Lefort:  With respect to your last album, LAST, you said:  “Lots of things I feel and inject into the experience I realize are just for me and me alone as guidelines and motivations.”  What aspects of the new album fall into that category?

KF:  I think this one is more open and generous in a sense; not subduing the keyboard sounds and less hiding perhaps.

Lefort:  What portion of your songwriting is “spontaneous inspiration” versus painstaking attention to crafting a song?

KF:  Besides a few band-aids (word overdubs), the lyrics for the first song By Now were completely improvised.  I was basically serenading Tommy McDonald (The Range of Light Wilderness) who was pressing “record” in his living room where we did a lot of the secondary overdubs of the album.  I don’t feel “painstaking” could really apply because if i get a good idea for a song, it feels like a puzzle to solve and the process is different each time.  I don’t tend to force myself to write very often.

Lefort:  When and where was the new album recorded, who were the players and who produced?  How was the process for you?

KF:  The initial song-beds for the new album were recorded at a house near Morro Bay where drummer/pianist Zeb Zaitz (Sparrow’s Gate) lives by John Baccigaluppi (Tape Op, The Hangar) with whom I recorded LAST.  Additional layering was added a few weeks later at a house in Big Sur where bassist/keyboardist Tommy McDonald lives.

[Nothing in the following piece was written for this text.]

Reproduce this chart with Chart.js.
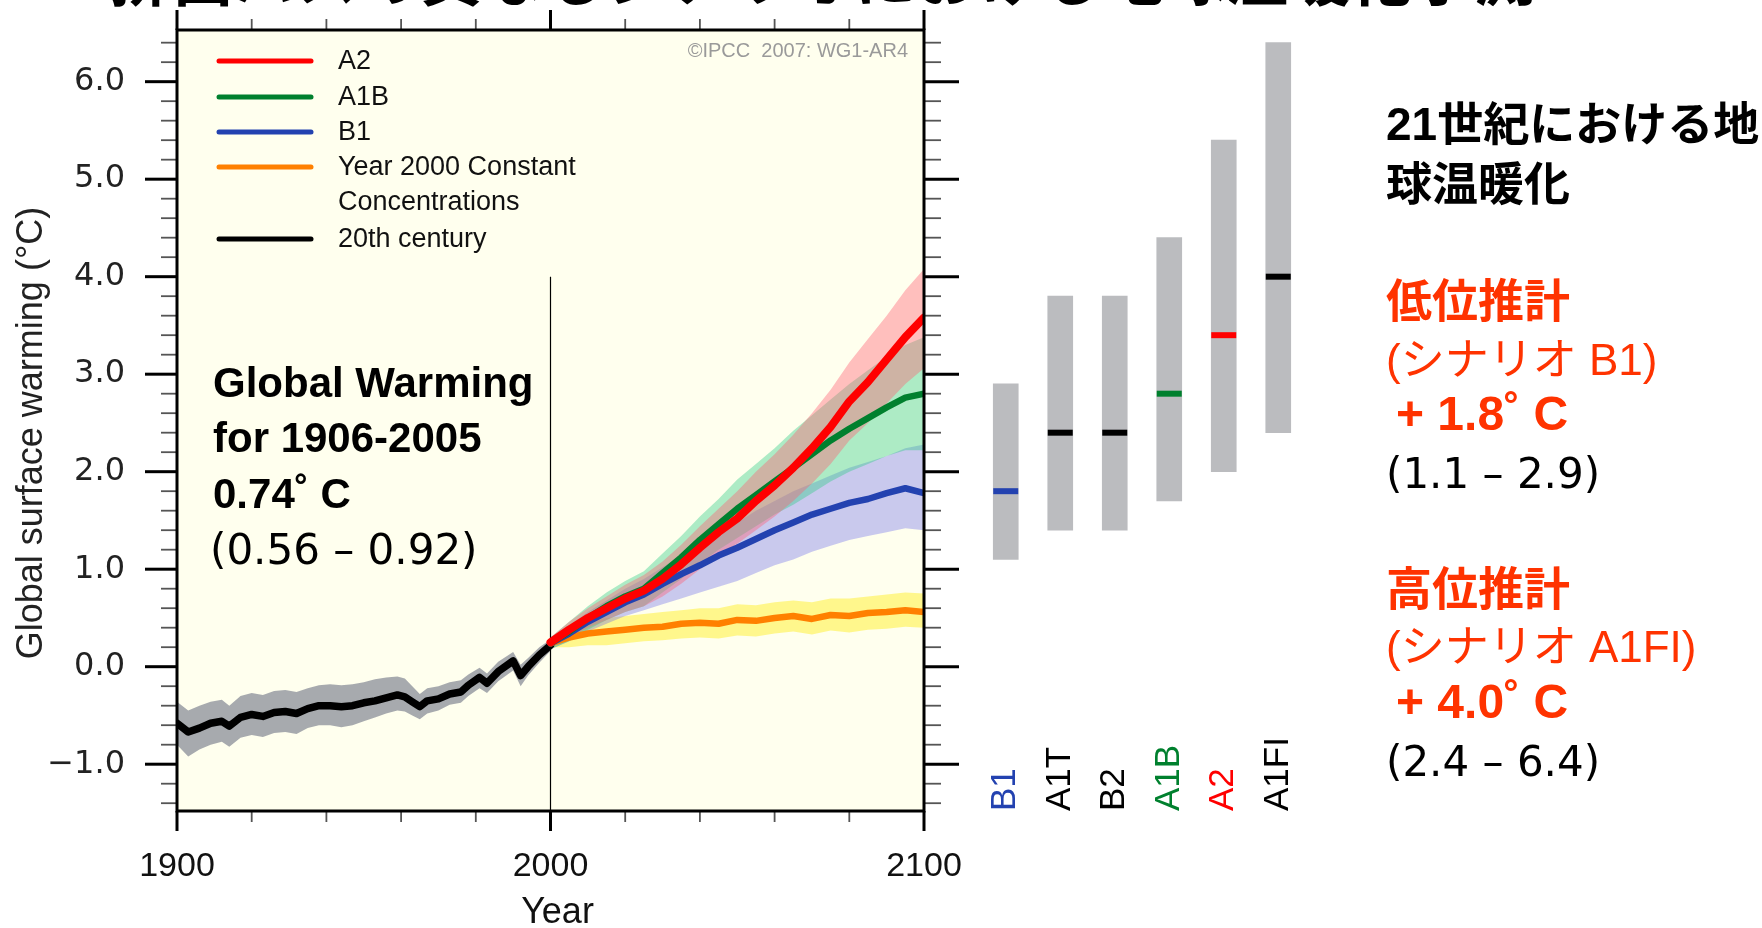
<!DOCTYPE html>
<html><head><meta charset="utf-8">
<script src="https://cdn.jsdelivr.net/npm/chart.js@4.4.1/dist/chart.umd.min.js"></script>
<style>
html,body{margin:0;padding:0;background:#fff;}
#wrap{position:relative;width:1762px;height:928px;overflow:hidden;background:#fff;}
canvas{position:absolute;top:0;}
#main{left:0;}
#bars{left:960px;}
</style></head><body>
<div id="wrap"><canvas id="main" width="1762" height="928"></canvas><canvas id="bars" width="364" height="928"></canvas></div>
<script>
// ---------- data ----------
const histYears = [1900,1903,1906,1909,1912,1914,1917,1920,1923,1926,1929,1932,1935,1938,1941,1944,1947,1950,1953,1956,1959,1961,1963,1965,1967,1970,1973,1976,1978,1981,1983,1986,1990,1992,1994,1997,2000];
const histMean  = [-0.58,-0.67,-0.63,-0.58,-0.56,-0.61,-0.52,-0.49,-0.51,-0.47,-0.46,-0.48,-0.43,-0.40,-0.40,-0.41,-0.40,-0.37,-0.35,-0.32,-0.29,-0.31,-0.36,-0.41,-0.35,-0.33,-0.28,-0.26,-0.19,-0.11,-0.17,-0.05,0.06,-0.09,0.00,0.12,0.22];
const histUpper = [-0.36,-0.45,-0.40,-0.36,-0.34,-0.40,-0.30,-0.27,-0.29,-0.25,-0.24,-0.26,-0.22,-0.19,-0.18,-0.19,-0.18,-0.16,-0.13,-0.11,-0.10,-0.12,-0.20,-0.28,-0.22,-0.20,-0.16,-0.14,-0.08,-0.01,-0.07,0.05,0.15,0.02,0.09,0.20,0.28];
const histLower = [-0.80,-0.92,-0.85,-0.80,-0.77,-0.82,-0.73,-0.70,-0.72,-0.68,-0.67,-0.69,-0.63,-0.60,-0.60,-0.62,-0.60,-0.56,-0.52,-0.48,-0.45,-0.46,-0.50,-0.54,-0.48,-0.45,-0.39,-0.37,-0.30,-0.22,-0.27,-0.15,-0.04,-0.20,-0.09,0.04,0.16];

const projYears = [2000,2005,2010,2015,2020,2025,2030,2035,2040,2045,2050,2055,2060,2065,2070,2075,2080,2085,2090,2095,2100];
const a2Mean   = [0.25,0.38,0.50,0.60,0.70,0.78,0.90,1.05,1.22,1.38,1.52,1.70,1.86,2.04,2.24,2.46,2.72,2.92,3.15,3.38,3.58];
const a2Upper  = [0.30,0.46,0.60,0.72,0.84,0.94,1.08,1.25,1.44,1.62,1.80,2.00,2.18,2.38,2.60,2.84,3.12,3.36,3.60,3.86,4.08];
const a2Lower  = [0.20,0.30,0.40,0.48,0.56,0.62,0.72,0.85,1.00,1.14,1.26,1.40,1.54,1.70,1.88,2.08,2.32,2.50,2.70,2.90,3.06];
const a1bMean  = [0.24,0.36,0.50,0.62,0.72,0.80,0.96,1.12,1.30,1.46,1.62,1.76,1.90,2.04,2.18,2.32,2.44,2.55,2.66,2.76,2.80];
const a1bUpper = [0.30,0.46,0.62,0.76,0.88,0.98,1.16,1.34,1.54,1.72,1.92,2.08,2.24,2.42,2.58,2.74,2.90,3.04,3.18,3.30,3.38];
const a1bLower = [0.18,0.26,0.38,0.48,0.56,0.62,0.76,0.90,1.06,1.20,1.32,1.44,1.56,1.66,1.78,1.90,2.00,2.08,2.16,2.22,2.22];
const b1Mean   = [0.24,0.34,0.46,0.56,0.66,0.74,0.85,0.95,1.04,1.14,1.22,1.31,1.40,1.48,1.56,1.62,1.68,1.72,1.78,1.83,1.78];
const b1Upper  = [0.30,0.42,0.56,0.68,0.80,0.90,1.02,1.14,1.26,1.38,1.48,1.60,1.70,1.80,1.88,1.96,2.04,2.10,2.16,2.24,2.28];
const b1Lower  = [0.18,0.26,0.36,0.44,0.52,0.58,0.64,0.70,0.76,0.82,0.88,0.96,1.04,1.10,1.18,1.24,1.30,1.34,1.38,1.42,1.40];
const constMean  = [0.24,0.30,0.34,0.36,0.38,0.40,0.41,0.44,0.45,0.44,0.48,0.47,0.50,0.52,0.49,0.53,0.52,0.55,0.56,0.58,0.56];
const constUpper = [0.28,0.40,0.46,0.50,0.52,0.54,0.56,0.58,0.60,0.60,0.64,0.63,0.66,0.68,0.66,0.70,0.70,0.72,0.74,0.76,0.75];
const constLower = [0.20,0.20,0.22,0.22,0.24,0.26,0.27,0.29,0.30,0.29,0.32,0.31,0.34,0.36,0.33,0.37,0.35,0.38,0.39,0.41,0.40];

const markerYear = 2000;
const markerTop = 4.0;

const scenarios    = ['B1','A1T','B2','A1B','A2','A1FI'];
const rangeLow     = [1.1,1.4,1.4,1.7,2.0,2.4];
const rangeHigh    = [2.9,3.8,3.8,4.4,5.4,6.4];
const bestEstimate = [1.8,2.4,2.4,2.8,3.4,4.0];

const legendLabels = ['A2','A1B','B1',['Year 2000 Constant','Concentrations'],'20th century'];
const xAxisTitle = 'Year';
const yAxisTitle = 'Global surface warming (°C)';

// ---------- styles ----------
const C = {red:'#FF0000', green:'#00802E', blue:'#2342B0', orange:'#FF8000', black:'#000000'};
const scenarioColors = [C.blue,'#000000','#000000',C.green,C.red,'#000000'];
const pts = (xs, ys) => xs.map((x,i)=>({x:x, y:ys[i]}));
const SANS = "'Liberation Sans', Arial, sans-serif";
const DEJA = "'DejaVu Sans', sans-serif";
const JP = "'Liberation Sans', 'Noto Sans CJK JP', sans-serif";

function band(upper, lower, xs, color, order){
  return [
    {data: pts(xs, upper), borderWidth:0, pointRadius:0, fill:'+1', backgroundColor:color, order:order},
    {data: pts(xs, lower), borderWidth:0, pointRadius:0, fill:false, order:order}
  ];
}
function mline(label, xs, ys, color, w, order){
  return {label: Array.isArray(label)?label.join(' '):label, data: pts(xs, ys), borderColor: color, backgroundColor: color,
          borderWidth: w, pointRadius:0, fill:false, order:order, borderJoinStyle:'round', borderCapStyle:'round'};
}

const datasets = [
  mline(legendLabels[0], projYears, a2Mean, C.red, 8, 1),
  mline(legendLabels[1], projYears, a1bMean, C.green, 6.5, 2),
  mline(legendLabels[2], projYears, b1Mean, C.blue, 6.5, 3),
  mline(legendLabels[3], projYears, constMean, C.orange, 6.5, 4),
  mline(legendLabels[4], histYears, histMean, C.black, 7.5, 5),
  ...band(a2Upper, a2Lower, projYears, 'rgba(255,95,115,0.40)', 16),
  ...band(a1bUpper, a1bLower, projYears, 'rgba(50,205,135,0.40)', 17),
  ...band(b1Upper, b1Lower, projYears, 'rgba(105,105,235,0.36)', 18),
  ...band(constUpper, constLower, projYears, 'rgba(255,240,60,0.55)', 19),
  ...band(histUpper, histLower, histYears, 'rgba(160,163,168,0.92)', 20),
  {data:[{x:markerYear,y:markerTop},{x:markerYear,y:-1.48}], borderColor:'#000', borderWidth:1.2, pointRadius:0, fill:false, order:15}
];

// ---------- plugins ----------
function seg(ctx,x1,y1,x2,y2){ctx.beginPath();ctx.moveTo(x1,y1);ctx.lineTo(x2,y2);ctx.stroke();}

const framePlugin = {
  id:'frame',
  beforeDraw(chart){
    const {ctx, chartArea:a} = chart;
    ctx.save(); ctx.fillStyle='#FFFFEE'; ctx.fillRect(a.left,a.top,a.right-a.left,a.bottom-a.top); ctx.restore();
  },
  afterDraw(chart){
    const {ctx, chartArea:a, scales:{x,y}} = chart;
    ctx.save();
    ctx.lineCap='butt';
    for(let k=Math.ceil(y.min*5); k<=Math.floor(y.max*5); k++){
      const py = y.getPixelForValue(k/5);
      const major = (k%5===0);
      ctx.strokeStyle = major?'#000':'#555'; ctx.lineWidth = major?3:1.8;
      seg(ctx, a.left-(major?32:16), py, a.left, py);
      seg(ctx, a.right, py, a.right+(major?35:17), py);
    }
    x.ticks.forEach(t=>{
      const px = x.getPixelForValue(t.value);
      const major = (t.value%100===0);
      ctx.strokeStyle = major?'#000':'#555'; ctx.lineWidth = major?3:1.8;
      seg(ctx, px, a.bottom, px, a.bottom+(major?20:11));
      seg(ctx, px, a.top, px, a.top-(major?20:11));
    });
    ctx.strokeStyle='#000'; ctx.lineWidth=3;
    ctx.strokeRect(a.left, a.top, a.right-a.left, a.bottom-a.top);
    // axis titles
    ctx.save();
    ctx.translate(32, 433); ctx.rotate(-Math.PI/2);
    ctx.font='36px '+SANS; ctx.fillStyle='#222'; ctx.textAlign='center'; ctx.textBaseline='middle';
    ctx.fillText(yAxisTitle, 0, 0);
    ctx.restore();
    ctx.font='36px '+SANS; ctx.fillStyle='#111'; ctx.textAlign='center'; ctx.textBaseline='middle';
    ctx.fillText(xAxisTitle, (a.left+a.right)/2+7, 913);
    ctx.restore();
  }
};

const legendPlugin = {
  id:'insideLegend',
  afterDatasetsDraw(chart){
    const {ctx, chartArea:a} = chart;
    const rows = [31, 67, 102, 137, 209];
    ctx.save();
    ctx.font = '27px '+SANS; ctx.fillStyle='#111'; ctx.textBaseline='middle'; ctx.textAlign='left';
    legendLabels.forEach((lab,i)=>{
      const ds = chart.data.datasets[i];
      const yy = a.top + rows[i];
      ctx.strokeStyle = ds.borderColor; ctx.lineWidth=5; ctx.lineCap='round';
      seg(ctx, a.left+42, yy, a.left+134, yy);
      const lines = Array.isArray(lab)?lab:[lab];
      lines.forEach((s,j)=> ctx.fillText(s, a.left+161, yy+1+j*35));
    });
    ctx.fillStyle='#9a9a9a'; ctx.font='20px '+SANS; ctx.textAlign='right';
    ctx.fillText('©IPCC  2007: WG1-AR4', a.right-16, a.top+21);
    ctx.restore();
  }
};

const textPlugin = {
  id:'texts',
  afterDraw(chart){
    const ctx = chart.ctx;
    ctx.save();
    ctx.textAlign='left';
    // cut-off page title
    ctx.fillStyle='#000'; ctx.textBaseline='alphabetic';
    ctx.font="bold 62px 'Noto Sans CJK JP', sans-serif";
    ctx.fillText('排出パスの異なるシナリオにおける地球温暖化予測', 110, 1);
    // annotation block inside the plot
    ctx.font='bold 42px '+SANS;
    ctx.fillText('Global Warming', 213, 397);
    ctx.fillText('for 1906-2005', 213, 452);
    ctx.fillText('0.74˚ C', 213, 508);
    ctx.font='42px '+DEJA;
    ctx.fillText('(0.56 – 0.92)', 210, 564);
    // right side text
    ctx.textBaseline='middle';
    const X = 1386, RED='#FF3300';
    ctx.fillStyle='#000'; ctx.font='bold 46px '+JP;
    ctx.fillText('21世紀における地', X, 127);
    ctx.fillText('球温暖化', X, 187);
    ctx.fillStyle=RED; ctx.font='bold 46px '+JP;
    ctx.fillText('低位推計', X, 304);
    ctx.font='44px '+JP;
    ctx.fillText('(シナリオ B1)', X, 363);
    ctx.font='bold 48px '+SANS;
    ctx.fillText('+ 1.8˚ C', X+10, 417);
    ctx.fillStyle='#000'; ctx.font='42px '+DEJA;
    ctx.fillText('(1.1 – 2.9)', X, 477);
    ctx.fillStyle=RED; ctx.font='bold 46px '+JP;
    ctx.fillText('高位推計', X, 592);
    ctx.font='44px '+JP;
    ctx.fillText('(シナリオ A1FI)', X, 650);
    ctx.font='bold 48px '+SANS;
    ctx.fillText('+ 4.0˚ C', X+10, 705);
    ctx.fillStyle='#000'; ctx.font='42px '+DEJA;
    ctx.fillText('(2.4 – 6.4)', X, 765);
    ctx.restore();
  }
};

new Chart(document.getElementById('main'), {
  type:'line',
  data:{datasets: datasets},
  options:{
    responsive:false, animation:false, devicePixelRatio:1,
    layout:{padding:{top:30, left:0, right:838, bottom:0}},
    elements:{line:{tension:0}},
    plugins:{legend:{display:false}, tooltip:{enabled:false}, filler:{propagate:false}},
    scales:{
      x:{type:'linear', min:1900, max:2100,
         grid:{display:false, drawTicks:true, tickLength:35}, border:{display:false},
         ticks:{stepSize:20, autoSkip:false, maxRotation:0, padding:0, color:'#111',
                font:{family:SANS, size:34}, callback:(v)=> (v%100===0 ? String(v) : '')},
         title:{display:false},
         afterFit:(s)=>{ s.height = 117; }},
      y:{min:-1.48, max:6.53,
         grid:{display:false, drawTicks:true, tickLength:50}, border:{display:false},
         ticks:{stepSize:1, includeBounds:false, autoSkip:false, padding:2, color:'#222',
                font:{family:DEJA, size:32},
                callback:(v)=> (v<0 ? '\u2212'+Math.abs(v).toFixed(1) : v.toFixed(1))},
         title:{display:false},
         afterFit:(s)=>{ s.width = 177; }}
    }
  },
  plugins:[framePlugin, legendPlugin, textPlugin]
});

const barLabelPlugin = {
  id:'barLabels',
  afterDraw(chart){
    const {ctx, chartArea:a, scales:{x}} = chart;
    ctx.save();
    ctx.font = '35px '+SANS; ctx.textAlign='left'; ctx.textBaseline='middle';
    chart.data.labels.forEach((lab,i)=>{
      const px = x.getPixelForTick(i);
      ctx.save(); ctx.translate(px, a.bottom); ctx.rotate(-Math.PI/2);
      ctx.fillStyle = scenarioColors[i];
      ctx.fillText(lab, 0, 0);
      ctx.restore();
    });
    ctx.restore();
  }
};

new Chart(document.getElementById('bars'), {
  type:'bar',
  data:{
    labels: scenarios,
    datasets:[
      {type:'line', data: bestEstimate, showLine:false, pointStyle:'line', pointRadius:12.5, pointHoverRadius:12.5,
       pointBorderWidth:6, pointBorderColor: scenarioColors, pointBackgroundColor: scenarioColors, order:1},
      {type:'bar', data: scenarios.map((s,i)=>[rangeLow[i], rangeHigh[i]]), backgroundColor:'#BBBCBF',
       barThickness:25, borderWidth:0, borderSkipped:false, order:2}
    ]
  },
  options:{
    responsive:false, animation:false, devicePixelRatio:1,
    layout:{padding:{top:30, bottom:117, left:0, right:0}},
    plugins:{legend:{display:false}, tooltip:{enabled:false}},
    scales:{ x:{display:false, offset:true}, y:{display:false, min:-1.48, max:6.53} }
  },
  plugins:[barLabelPlugin]
});
</script>
</body></html>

I sometimes have a funny relationship with the word “produced” as I figure anyone who added to it helped.  But I guess I would say it was produced by John, Tommy, me and Kyle Mullarky (who I mixed the album with at his home studio in Topanga Canyon). Paul Dutton added some great guitar overdubbing, and sounds. Lee Baggett layered guitars and a few vocals. Fletcher Tucker (Gnome Life, Bird by Snow) put on some dulcimer, bowed dulcimer,and keyboard parts.  Tommy and I both put keyboards on it, and Joel Tolbert played slide guitar and accordion, which is very low in the mix. The process was pretty great; we all get along really well, and Tommy and Zeb have been friends of mine for a while, and have been in different versions of the live band over the last two years.  Essentially I had put together [Tommy, Zeb and me] as a trio and played a handful of shows and just liked the way we sound and play together and wanted to run new songs through that tube.

Lefort:   Live and on some tracks on LAST (Neptune’s Next and Knock of Every Door), you performed a couple of songs with quasi-rap elements.  We were anticipating some expansion into this realm on the new album.  But you seem to have resisted/squashed that vein for now.  Any prospects for the future?

KF:   I feel a lot of rap in the new album, and I have introduced boasting for the first time, which i feel is even more rappy than in the past.

Lefort:  Like many, we enjoyed your brief collaborations with Feist a while back.  Do you stay in touch and are there any further collaborations contemplated in the future?

KF:  Thanks. We stay in touch here and there, and who knows? Everyone is busy with new things, but stranger things could happen.

Lefort:  How did the Woodsist collaboration come to be?

KF:  I asked Jeremy Earl (Woods) if he would want to put out a Little Wings album, and he said he had been wanting to put one out for years.  Mutual admiration i guess.  I had been invited to play the Woodsist Festival for two years in a row ,and his interest and support seemed reliable/attractive.  I like his label and think it’s a nice fit  working together.

Lefort:  During another musician/artist’s (Joseph Arthur’s) recent tours, he painted canvases on stage while performing songs.  Knowing your artistic ways, any possibility of your doing the same (we asked, anticipating a “what-am-i-a-circus-act” response)?

KF:  I would love to.  I have used an overhead projector before and drawn and sang at the same time.  I need to hit that note again.

Lefort:  Out of all your recordings, do you have a favorite album and a favorite song?

KF:  Not so much.  I am usually into my latest song that has just been written, when the paint’s still wet and pre- studio.

Lefort:  What are you upcoming performance plans?

KF:  We performed as a big band (seven piece) at the Woodsist Festivals.  Now in Japan to play seven solo shows. I used to go to Big Sur in the 90’s and wondered if I would ever get to play music there, and now I play at least two times a year it seems.  So no complaints.

Lefort: Your lyrics in particular seem at times improvisational and at others painstakingly penned.  Is that the case?

KF:  Yes, I think I go for some sort of juxtaposition/inconsistency in some sense because i think it’s more interesting than a blatantly straightforward narrative.  That being said, I rebounded from that thought and began learning more country songs and then re-realized the power of straightforward storytelling. It’s hard to do.  This album dabbles in some abstract expressionism that may feel topsy-turvy to some.

Lefort: Are there other lyricists/poets that have inspired your own lyrical style?

KF:  Too many to name, and I am a pretty lame name dropper.  But, you know….poets, country singers, divas, and this rapper named “Cold G” from Oakland, CA.

Thanks Kyle.  We will have a full review of Explains soon come.